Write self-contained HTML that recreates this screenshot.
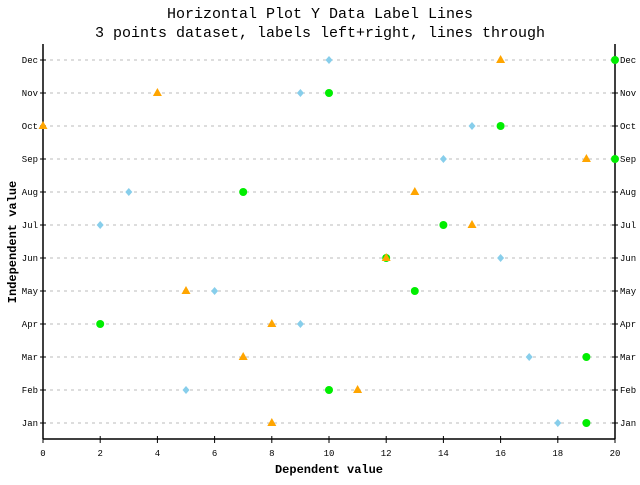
<!DOCTYPE html>
<html><head><meta charset="utf-8"><style>
body{margin:0;background:#fff}
svg text{font-family:"Liberation Mono","DejaVu Sans Mono",monospace}
</style></head><body>
<svg id="c" width="640" height="480" xmlns="http://www.w3.org/2000/svg">
<rect width="640" height="480" fill="#fff"/>
<text x="320" y="18" text-anchor="middle" font-size="15">Horizontal Plot Y Data Label Lines</text>
<text x="320" y="37" text-anchor="middle" font-size="15">3 points dataset, labels left+right, lines through</text>
<text x="329" y="473" text-anchor="middle" font-size="12" font-weight="bold">Dependent value</text>
<text x="16" y="242" text-anchor="middle" font-size="12" font-weight="bold" transform="rotate(-90 16 242)">Independent value</text>
<g id="g"></g>
</svg>
<script>
const categories=["Jan","Feb","Mar","Apr","May","Jun","Jul","Aug","Sep","Oct","Nov","Dec"];
const seriesBlue=[18,5,17,9,6,16,2,3,14,15,9,10];
const seriesOrange=[8,11,7,8,5,12,15,13,19,0,4,16];
const seriesGreen=[19,10,19,2,13,12,14,7,20,16,10,20];
const xTicks=[0,2,4,6,8,10,12,14,16,18,20];
const L=43,R=615,T=44,B=439;
const xs=v=>L+(v-0)/(20-0)*(R-L);
const ys=i=>423-i*33;
const g=document.getElementById('g');
const NS="http://www.w3.org/2000/svg";
function mk(t,a,p){const e=document.createElementNS(NS,t);for(const k in a)e.setAttribute(k,a[k]);(p||g).appendChild(e);return e;}
categories.forEach((c,i)=>{
 const y=ys(i);
 const l=mk('line',{x1:L,x2:R,y1:y,y2:y,stroke:'#bbb','stroke-dasharray':'3,4'});
 
 
 const t1=mk('text',{x:L-5,y:y+3,'text-anchor':'end','font-size':'9'});t1.textContent=c;
 
 
 const t2=mk('text',{x:R+5,y:y+3,'font-size':'9'});t2.textContent=c;
 
 
 const tl=mk('line',{x1:L-3,x2:L+3,y1:y,y2:y,stroke:'#000'});
 
 
 const tr=mk('line',{x1:R-3,x2:R+3,y1:y,y2:y,stroke:'#000'});
 
 
});
xTicks.forEach(v=>{
 const x=xs(v);
 const tk=mk('line',{x1:x,x2:x,y1:B-3,y2:B+4,stroke:'#000'});
 
 
 const t=mk('text',{x:x,y:456,'text-anchor':'middle','font-size':'9'});t.textContent=v;
 
 
});
const ax=[[L,T,L,B],[R,T,R,B],[L,B,R,B]];
ax.forEach(a=>{const e=mk('line',{x1:a[0],y1:a[1],x2:a[2],y2:a[3],stroke:'#000','stroke-width':1.5});
 
 });
categories.forEach((c,i)=>{
 const y=ys(i);
 let x=xs(seriesBlue[i]);
 const d=mk('polygon',{points:`${x},${y-4} ${x+3.5},${y} ${x},${y+4} ${x-3.5},${y}`,fill:'#87ceeb'});
 
 
 x=xs(seriesGreen[i]);
 const ci=mk('circle',{cx:x,cy:y,r:4,fill:'#00ee00'});
 
 
 x=xs(seriesOrange[i]);
 const tr=mk('polygon',{points:`${x},${y-5} ${x+4.5},${y+3} ${x-4.5},${y+3}`,fill:'#ffa500'});
 
 
});
</script>
</body></html>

**Work to be completed:**
Transcribe the full listing character for character. Pictures are excluded.

**Full output:**
Write self-contained HTML that recreates this screenshot.
<!DOCTYPE html>
<html><head><meta charset="utf-8"><style>
body{margin:0;background:#fff}
svg text{font-family:"Liberation Mono","DejaVu Sans Mono",monospace}
</style></head><body>
<svg id="c" width="640" height="480" xmlns="http://www.w3.org/2000/svg">
<rect width="640" height="480" fill="#fff"/>
<text x="320" y="18" text-anchor="middle" font-size="15">Horizontal Plot Y Data Label Lines</text>
<text x="320" y="37" text-anchor="middle" font-size="15">3 points dataset, labels left+right, lines through</text>
<text x="329" y="473" text-anchor="middle" font-size="12" font-weight="bold">Dependent value</text>
<text x="16" y="242" text-anchor="middle" font-size="12" font-weight="bold" transform="rotate(-90 16 242)">Independent value</text>
<g id="g"></g>
</svg>
<script>
const categories=["Jan","Feb","Mar","Apr","May","Jun","Jul","Aug","Sep","Oct","Nov","Dec"];
const seriesBlue=[18,5,17,9,6,16,2,3,14,15,9,10];
const seriesOrange=[8,11,7,8,5,12,15,13,19,0,4,16];
const seriesGreen=[19,10,19,2,13,12,14,7,20,16,10,20];
const xTicks=[0,2,4,6,8,10,12,14,16,18,20];
const L=43,R=615,T=44,B=439;
const xs=v=>L+(v-0)/(20-0)*(R-L);
const ys=i=>423-i*33;
const g=document.getElementById('g');
const NS="http://www.w3.org/2000/svg";
function mk(t,a,p){const e=document.createElementNS(NS,t);for(const k in a)e.setAttribute(k,a[k]);(p||g).appendChild(e);return e;}
categories.forEach((c,i)=>{
 const y=ys(i);
 const l=mk('line',{x1:L,x2:R,y1:y,y2:y,stroke:'#bbb','stroke-dasharray':'3,4'});
 
 
 const t1=mk('text',{x:L-5,y:y+3,'text-anchor':'end','font-size':'9'});t1.textContent=c;
 
 
 const t2=mk('text',{x:R+5,y:y+3,'font-size':'9'});t2.textContent=c;
 
 
 const tl=mk('line',{x1:L-3,x2:L+3,y1:y,y2:y,stroke:'#000'});
 
 
 const tr=mk('line',{x1:R-3,x2:R+3,y1:y,y2:y,stroke:'#000'});
 
 
});
xTicks.forEach(v=>{
 const x=xs(v);
 const tk=mk('line',{x1:x,x2:x,y1:B-3,y2:B+4,stroke:'#000'});
 
 
 const t=mk('text',{x:x,y:456,'text-anchor':'middle','font-size':'9'});t.textContent=v;
 
 
});
const ax=[[L,T,L,B],[R,T,R,B],[L,B,R,B]];
ax.forEach(a=>{const e=mk('line',{x1:a[0],y1:a[1],x2:a[2],y2:a[3],stroke:'#000','stroke-width':1.5});
 
 });
categories.forEach((c,i)=>{
 const y=ys(i);
 let x=xs(seriesBlue[i]);
 const d=mk('polygon',{points:`${x},${y-4} ${x+3.5},${y} ${x},${y+4} ${x-3.5},${y}`,fill:'#87ceeb'});
 
 
 x=xs(seriesGreen[i]);
 const ci=mk('circle',{cx:x,cy:y,r:4,fill:'#00ee00'});
 
 
 x=xs(seriesOrange[i]);
 const tr=mk('polygon',{points:`${x},${y-5} ${x+4.5},${y+3} ${x-4.5},${y+3}`,fill:'#ffa500'});
 
 
});
</script>
</body></html>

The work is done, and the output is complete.